From these works we can better understand the impact and the presence of biased points of view regarding gender in our society, captured by these large models trained unconstrained from data scraped from every corner of the web. While this is not a definitive solution, it is of the utmost importance to mitigate these kind of bias from "real world" applications that rely on the judgment of these models for its decision making.
Based on these findings, our work aims to further explore the impact of model and data scaling of CLIP models for the zero-shot gender classification task, while also observing the power of prompt tuning and ensemble in improving classification and fairness (TODO) measures.
Related work on Zero-shot Classification¶
Large Vision-Language Models perform extremely well in zero-shot downstream tasks \cite{clip}, when they are deployed without further training or fine-tuning. Hence, they can be used out-of-the-box, avoiding the massive amounts of processing power required to prepare the data, train the model, and fine-tune it. Specifically for zero-shot image classification tasks, the only step required is the proper class design, which must reflect the target classification labels and compose the text prompt. For example, a two-class problem involving cats and dogs can be seen as the process of encoding an image of such pets and comparing it with the encoding of a set of different text-prompts, such as ``a photo of a dog'' and ''a photo of a cat''. The contrastive-learning nature of these models will provide us with the ability to compute the cosine similarity between these images and the text-prompts to extract the final classification label.

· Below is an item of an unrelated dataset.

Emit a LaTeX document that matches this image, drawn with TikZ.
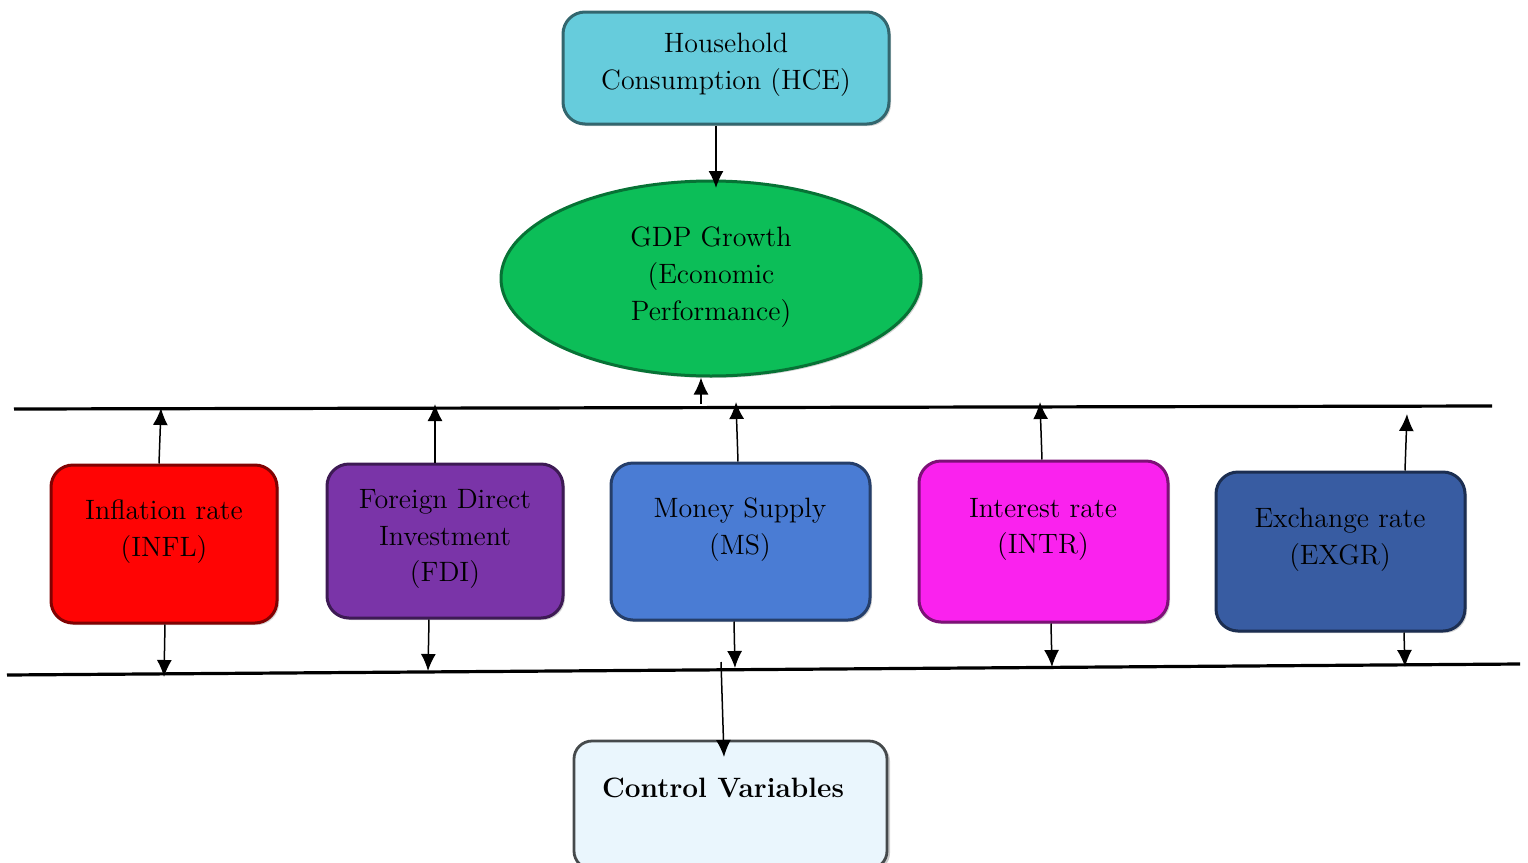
\documentclass[tikz,border=0pt]{standalone}
\usetikzlibrary{arrows.meta,shadows,shapes.geometric}
\definecolor{hce}{RGB}{102,204,220}
\definecolor{gdp}{RGB}{12,190,88}
\definecolor{infl}{RGB}{255,4,4}
\definecolor{fdi}{RGB}{122,52,168}
\definecolor{ms}{RGB}{74,124,212}
\definecolor{intr}{RGB}{250,34,238}
\definecolor{exgr}{RGB}{56,92,162}
\definecolor{ctrl}{RGB}{234,246,253}
\tikzset{
  box/.style={draw=#1!50!black, line width=1.5pt, fill=#1, rounded corners=11pt, inner sep=0pt,
    drop shadow={shadow xshift=1pt, shadow yshift=-1pt, opacity=0.35}},
  lbl/.style={align=center, font=\fontsize{14}{18.4}\selectfont, inner sep=0pt},
  conn/.style={line width=0.75pt, -{Latex[length=8.5pt,width=7.5pt]}},
  bar/.style={line width=1.6pt}
}
\begin{document}
\begin{tikzpicture}[x=0.5pt,y=-0.5pt]
\useasboundingbox (0,0) rectangle (1528,863);
% top node and ellipse
\node[box=hce, minimum width=163pt, minimum height=56pt] (hce) at (726,68) {};
\node[lbl] at (726,65) {Household\\Consumption (HCE)};
\node[draw=gdp!60!black, line width=1.5pt, fill=gdp, ellipse, inner sep=0pt,
      minimum width=210pt, minimum height=97.5pt,
      drop shadow={shadow xshift=1pt, shadow yshift=-1pt, opacity=0.35}] (gdp) at (711,278.5) {};
\node[lbl] at (711,277) {GDP Growth\\(Economic\\Performance)};
% bars
\coordinate (t1) at (14,409); \coordinate (t2) at (1492,406);
\coordinate (b1) at (7,675); \coordinate (b2) at (1520,664);
\draw[bar] (t1) -- (t2);
\draw[bar] (b1) -- (b2);
% middle boxes
\node[box=infl, minimum width=113pt, minimum height=79pt] (infl) at (164,544) {};
\node[lbl] at (164,532) {Inflation rate\\(INFL)};
\node[box=fdi, minimum width=118pt, minimum height=77pt] (fdi) at (445,541) {};
\node[lbl] at (445,539) {Foreign Direct\\Investment\\(FDI)};
\node[box=ms, minimum width=129.5pt, minimum height=78.5pt] (ms) at (740.5,541.5) {};
\node[lbl] at (740,529.5) {Money Supply\\(MS)};
\node[box=intr, minimum width=124.5pt, minimum height=80.5pt] (intr) at (1043.5,541.5) {};
\node[lbl] at (1043,529.5) {Interest rate\\(INTR)};
\node[box=exgr, minimum width=124.5pt, minimum height=79.5pt] (exgr) at (1340.5,551.5) {};
\node[lbl] at (1340,539.5) {Exchange rate\\(EXGR)};
% control box
\node[draw=ctrl!30!black, line width=1.4pt, fill=ctrl, rounded corners=9pt, inner sep=0pt,
      minimum width=156.5pt, minimum height=64pt,
      drop shadow={shadow xshift=1.5pt, shadow yshift=-1pt, opacity=0.4}] (ctrl) at (730.5,805) {};
\node[lbl, font=\fontsize{14}{18.4}\selectfont\bfseries] at (723,788) {Control Variables};
% arrow end coordinates
\coordinate (u1) at (161,408); \coordinate (d1) at (164,677);
\coordinate (u2) at (435,404); \coordinate (d2) at (428,671);
\coordinate (u3) at (736,402); \coordinate (d3) at (735,668);
\coordinate (u4) at (1040,402); \coordinate (d4) at (1052,667);
\coordinate (u5) at (1407,414); \coordinate (d5) at (1405,667);
\coordinate (g0) at (701,404);
\coordinate (c0) at (721,662);
% connectors
\draw[conn] (hce.south -| 716,0) -- (716,188);
\draw[conn] (g0) -- (gdp.south -| 701,0);
\draw[conn] (infl.north -| 159,0) -- (u1);
\draw[conn] (infl.south -| 165,0) -- (d1);
\draw[conn] (fdi.north -| 435,0) -- (u2);
\draw[conn] (fdi.south -| 429,0) -- (d2);
\draw[conn] (ms.north -| 738,0) -- (u3);
\draw[conn] (ms.south -| 734,0) -- (d3);
\draw[conn] (intr.north -| 1042,0) -- (u4);
\draw[conn] (intr.south -| 1051,0) -- (d4);
\draw[conn] (exgr.north -| 1405,0) -- (u5);
\draw[conn] (exgr.south -| 1404,0) -- (d5);
\draw[conn] (c0) -- (724,757);
\end{tikzpicture}
\end{document}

To further explore the capabilities of CLIP in zero-shot tasks, the authors of openCLIP\cite{open_clip} trained several ViT models with different patch sizes and number of trainable parameters on a variety of open-source datasets, like Laion-400M \cite{laion400}, Laion-5B \cite{laion}, DataComp-1B and its unfiltered version with 12.8B image-text pairs called CommonPool \cite{datacomp}. They observed the scaling behavior of CLIP models as a function of training set size, model size and compute. Beyond their findings, they also released more than 120 model checkpoints, trained on different dataset combinations, in their public repository \cite{open_clip_repo}. Gadre et al.~\cite{datacomp} showed that scaling is important, but the quality of the dataset also plays an important role. In fact, their results indicated that using a ``good'' subset of massive datasets can yield better results than training using all data.
In \cite{learn_name_classes} the authors draw attention to the fact that VLMs suffer from high sensitivity to class-prompt textual content and from the complexity to adapt to new, unseen data. They propose to leverage the concept of textual inversion \cite{textual_inversion} to adapt models to new data and thus address suboptimal, and potentially wrong, labels. To do so they describe categories of interest by applying available data to learn optimal word embeddings, as a function fo the visual content.
In the work of \cite{tai-dpt} the contrastive-learning nature of image and text encoders found in VLMs is explored to treat texts as images for prompt tuning, alleviating the need of visual data to learn prompts and reducing the impact of data-limited and label-limited settings.
The authors of \cite{robustification} observe how language models contain actionable insights that can be exploited to improve themselves or other models, and showed how it is possible to improve model's zero-shot performance without labeled data, training or fine-tuning or manual identification.